== Information provided ==

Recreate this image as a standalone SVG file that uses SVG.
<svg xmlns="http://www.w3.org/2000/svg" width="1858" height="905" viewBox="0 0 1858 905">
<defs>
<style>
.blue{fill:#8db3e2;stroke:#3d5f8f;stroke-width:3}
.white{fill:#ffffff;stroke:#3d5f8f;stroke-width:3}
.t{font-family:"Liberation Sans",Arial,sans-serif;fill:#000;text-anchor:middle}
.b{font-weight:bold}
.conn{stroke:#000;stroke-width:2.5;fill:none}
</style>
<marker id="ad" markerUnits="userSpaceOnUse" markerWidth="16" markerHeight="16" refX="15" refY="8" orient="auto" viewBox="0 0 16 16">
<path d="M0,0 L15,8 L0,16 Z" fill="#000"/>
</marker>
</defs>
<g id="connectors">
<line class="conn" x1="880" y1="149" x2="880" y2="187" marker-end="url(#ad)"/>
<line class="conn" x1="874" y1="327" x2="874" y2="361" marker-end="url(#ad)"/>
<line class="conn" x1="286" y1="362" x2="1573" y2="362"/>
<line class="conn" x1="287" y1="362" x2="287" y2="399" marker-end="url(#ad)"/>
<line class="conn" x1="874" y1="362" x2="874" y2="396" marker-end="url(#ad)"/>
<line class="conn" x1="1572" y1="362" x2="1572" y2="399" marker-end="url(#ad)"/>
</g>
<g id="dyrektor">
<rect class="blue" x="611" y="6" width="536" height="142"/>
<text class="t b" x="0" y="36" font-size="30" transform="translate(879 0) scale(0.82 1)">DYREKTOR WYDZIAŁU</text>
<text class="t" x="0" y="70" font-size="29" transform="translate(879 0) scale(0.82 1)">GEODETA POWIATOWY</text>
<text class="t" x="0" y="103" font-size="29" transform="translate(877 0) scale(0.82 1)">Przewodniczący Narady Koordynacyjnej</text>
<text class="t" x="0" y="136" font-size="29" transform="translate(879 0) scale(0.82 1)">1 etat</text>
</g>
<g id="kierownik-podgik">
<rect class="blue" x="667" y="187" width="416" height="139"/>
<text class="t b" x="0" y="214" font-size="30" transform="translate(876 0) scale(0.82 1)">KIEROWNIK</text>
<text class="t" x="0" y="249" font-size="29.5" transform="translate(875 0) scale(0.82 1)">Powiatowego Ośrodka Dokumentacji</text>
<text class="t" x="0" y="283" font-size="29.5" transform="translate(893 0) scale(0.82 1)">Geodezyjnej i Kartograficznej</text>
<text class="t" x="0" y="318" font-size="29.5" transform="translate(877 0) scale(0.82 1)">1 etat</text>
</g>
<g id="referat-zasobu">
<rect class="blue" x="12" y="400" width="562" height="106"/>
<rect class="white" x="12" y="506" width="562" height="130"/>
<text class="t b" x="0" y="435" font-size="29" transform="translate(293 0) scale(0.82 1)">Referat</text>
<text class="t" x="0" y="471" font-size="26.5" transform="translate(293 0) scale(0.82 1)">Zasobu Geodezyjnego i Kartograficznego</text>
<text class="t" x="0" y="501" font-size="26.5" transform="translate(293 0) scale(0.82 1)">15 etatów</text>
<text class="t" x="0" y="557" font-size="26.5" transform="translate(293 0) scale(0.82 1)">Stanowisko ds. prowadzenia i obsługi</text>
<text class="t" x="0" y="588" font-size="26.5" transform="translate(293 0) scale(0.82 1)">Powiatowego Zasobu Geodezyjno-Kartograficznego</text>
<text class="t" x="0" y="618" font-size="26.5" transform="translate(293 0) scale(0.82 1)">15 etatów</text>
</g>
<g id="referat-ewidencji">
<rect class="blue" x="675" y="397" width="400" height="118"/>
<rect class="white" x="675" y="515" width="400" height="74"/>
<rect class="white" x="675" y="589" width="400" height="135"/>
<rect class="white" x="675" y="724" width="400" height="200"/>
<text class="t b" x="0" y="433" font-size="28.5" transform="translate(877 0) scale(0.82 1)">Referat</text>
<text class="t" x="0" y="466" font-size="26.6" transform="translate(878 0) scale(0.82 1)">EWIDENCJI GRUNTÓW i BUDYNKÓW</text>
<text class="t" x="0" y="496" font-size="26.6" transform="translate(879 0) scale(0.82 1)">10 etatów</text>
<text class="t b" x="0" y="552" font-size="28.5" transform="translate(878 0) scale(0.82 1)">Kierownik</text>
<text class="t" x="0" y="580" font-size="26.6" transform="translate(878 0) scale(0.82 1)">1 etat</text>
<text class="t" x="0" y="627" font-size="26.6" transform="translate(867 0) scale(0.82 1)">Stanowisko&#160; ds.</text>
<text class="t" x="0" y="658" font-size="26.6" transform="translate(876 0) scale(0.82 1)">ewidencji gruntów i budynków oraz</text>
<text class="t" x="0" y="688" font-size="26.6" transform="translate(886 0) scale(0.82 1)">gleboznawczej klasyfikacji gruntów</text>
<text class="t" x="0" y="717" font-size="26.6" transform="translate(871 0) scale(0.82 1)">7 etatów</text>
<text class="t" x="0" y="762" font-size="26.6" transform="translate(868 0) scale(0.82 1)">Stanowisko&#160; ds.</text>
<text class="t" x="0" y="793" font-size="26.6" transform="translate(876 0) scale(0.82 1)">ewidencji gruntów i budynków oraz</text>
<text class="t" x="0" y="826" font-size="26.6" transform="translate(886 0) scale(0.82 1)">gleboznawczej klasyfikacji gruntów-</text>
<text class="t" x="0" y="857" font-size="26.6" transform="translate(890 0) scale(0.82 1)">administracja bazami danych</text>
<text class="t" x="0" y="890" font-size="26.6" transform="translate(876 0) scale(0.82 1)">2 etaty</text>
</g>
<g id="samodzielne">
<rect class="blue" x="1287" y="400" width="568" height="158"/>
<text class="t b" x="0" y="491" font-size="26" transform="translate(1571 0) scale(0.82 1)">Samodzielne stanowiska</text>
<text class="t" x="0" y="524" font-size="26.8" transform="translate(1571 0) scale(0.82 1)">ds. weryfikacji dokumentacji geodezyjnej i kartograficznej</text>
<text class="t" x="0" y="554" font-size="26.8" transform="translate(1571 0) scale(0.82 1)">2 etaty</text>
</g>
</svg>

===

Goal —
Print the whole listing again, exactly.

Solution for this exercise —
Recreate this image as a standalone SVG file that uses SVG.
<svg xmlns="http://www.w3.org/2000/svg" width="1858" height="905" viewBox="0 0 1858 905">
<defs>
<style>
.blue{fill:#8db3e2;stroke:#3d5f8f;stroke-width:3}
.white{fill:#ffffff;stroke:#3d5f8f;stroke-width:3}
.t{font-family:"Liberation Sans",Arial,sans-serif;fill:#000;text-anchor:middle}
.b{font-weight:bold}
.conn{stroke:#000;stroke-width:2.5;fill:none}
</style>
<marker id="ad" markerUnits="userSpaceOnUse" markerWidth="16" markerHeight="16" refX="15" refY="8" orient="auto" viewBox="0 0 16 16">
<path d="M0,0 L15,8 L0,16 Z" fill="#000"/>
</marker>
</defs>
<g id="connectors">
<line class="conn" x1="880" y1="149" x2="880" y2="187" marker-end="url(#ad)"/>
<line class="conn" x1="874" y1="327" x2="874" y2="361" marker-end="url(#ad)"/>
<line class="conn" x1="286" y1="362" x2="1573" y2="362"/>
<line class="conn" x1="287" y1="362" x2="287" y2="399" marker-end="url(#ad)"/>
<line class="conn" x1="874" y1="362" x2="874" y2="396" marker-end="url(#ad)"/>
<line class="conn" x1="1572" y1="362" x2="1572" y2="399" marker-end="url(#ad)"/>
</g>
<g id="dyrektor">
<rect class="blue" x="611" y="6" width="536" height="142"/>
<text class="t b" x="0" y="36" font-size="30" transform="translate(879 0) scale(0.82 1)">DYREKTOR WYDZIAŁU</text>
<text class="t" x="0" y="70" font-size="29" transform="translate(879 0) scale(0.82 1)">GEODETA POWIATOWY</text>
<text class="t" x="0" y="103" font-size="29" transform="translate(877 0) scale(0.82 1)">Przewodniczący Narady Koordynacyjnej</text>
<text class="t" x="0" y="136" font-size="29" transform="translate(879 0) scale(0.82 1)">1 etat</text>
</g>
<g id="kierownik-podgik">
<rect class="blue" x="667" y="187" width="416" height="139"/>
<text class="t b" x="0" y="214" font-size="30" transform="translate(876 0) scale(0.82 1)">KIEROWNIK</text>
<text class="t" x="0" y="249" font-size="29.5" transform="translate(875 0) scale(0.82 1)">Powiatowego Ośrodka Dokumentacji</text>
<text class="t" x="0" y="283" font-size="29.5" transform="translate(893 0) scale(0.82 1)">Geodezyjnej i Kartograficznej</text>
<text class="t" x="0" y="318" font-size="29.5" transform="translate(877 0) scale(0.82 1)">1 etat</text>
</g>
<g id="referat-zasobu">
<rect class="blue" x="12" y="400" width="562" height="106"/>
<rect class="white" x="12" y="506" width="562" height="130"/>
<text class="t b" x="0" y="435" font-size="29" transform="translate(293 0) scale(0.82 1)">Referat</text>
<text class="t" x="0" y="471" font-size="26.5" transform="translate(293 0) scale(0.82 1)">Zasobu Geodezyjnego i Kartograficznego</text>
<text class="t" x="0" y="501" font-size="26.5" transform="translate(293 0) scale(0.82 1)">15 etatów</text>
<text class="t" x="0" y="557" font-size="26.5" transform="translate(293 0) scale(0.82 1)">Stanowisko ds. prowadzenia i obsługi</text>
<text class="t" x="0" y="588" font-size="26.5" transform="translate(293 0) scale(0.82 1)">Powiatowego Zasobu Geodezyjno-Kartograficznego</text>
<text class="t" x="0" y="618" font-size="26.5" transform="translate(293 0) scale(0.82 1)">15 etatów</text>
</g>
<g id="referat-ewidencji">
<rect class="blue" x="675" y="397" width="400" height="118"/>
<rect class="white" x="675" y="515" width="400" height="74"/>
<rect class="white" x="675" y="589" width="400" height="135"/>
<rect class="white" x="675" y="724" width="400" height="200"/>
<text class="t b" x="0" y="433" font-size="28.5" transform="translate(877 0) scale(0.82 1)">Referat</text>
<text class="t" x="0" y="466" font-size="26.6" transform="translate(878 0) scale(0.82 1)">EWIDENCJI GRUNTÓW i BUDYNKÓW</text>
<text class="t" x="0" y="496" font-size="26.6" transform="translate(879 0) scale(0.82 1)">10 etatów</text>
<text class="t b" x="0" y="552" font-size="28.5" transform="translate(878 0) scale(0.82 1)">Kierownik</text>
<text class="t" x="0" y="580" font-size="26.6" transform="translate(878 0) scale(0.82 1)">1 etat</text>
<text class="t" x="0" y="627" font-size="26.6" transform="translate(867 0) scale(0.82 1)">Stanowisko&#160; ds.</text>
<text class="t" x="0" y="658" font-size="26.6" transform="translate(876 0) scale(0.82 1)">ewidencji gruntów i budynków oraz</text>
<text class="t" x="0" y="688" font-size="26.6" transform="translate(886 0) scale(0.82 1)">gleboznawczej klasyfikacji gruntów</text>
<text class="t" x="0" y="717" font-size="26.6" transform="translate(871 0) scale(0.82 1)">7 etatów</text>
<text class="t" x="0" y="762" font-size="26.6" transform="translate(868 0) scale(0.82 1)">Stanowisko&#160; ds.</text>
<text class="t" x="0" y="793" font-size="26.6" transform="translate(876 0) scale(0.82 1)">ewidencji gruntów i budynków oraz</text>
<text class="t" x="0" y="826" font-size="26.6" transform="translate(886 0) scale(0.82 1)">gleboznawczej klasyfikacji gruntów-</text>
<text class="t" x="0" y="857" font-size="26.6" transform="translate(890 0) scale(0.82 1)">administracja bazami danych</text>
<text class="t" x="0" y="890" font-size="26.6" transform="translate(876 0) scale(0.82 1)">2 etaty</text>
</g>
<g id="samodzielne">
<rect class="blue" x="1287" y="400" width="568" height="158"/>
<text class="t b" x="0" y="491" font-size="26" transform="translate(1571 0) scale(0.82 1)">Samodzielne stanowiska</text>
<text class="t" x="0" y="524" font-size="26.8" transform="translate(1571 0) scale(0.82 1)">ds. weryfikacji dokumentacji geodezyjnej i kartograficznej</text>
<text class="t" x="0" y="554" font-size="26.8" transform="translate(1571 0) scale(0.82 1)">2 etaty</text>
</g>
</svg>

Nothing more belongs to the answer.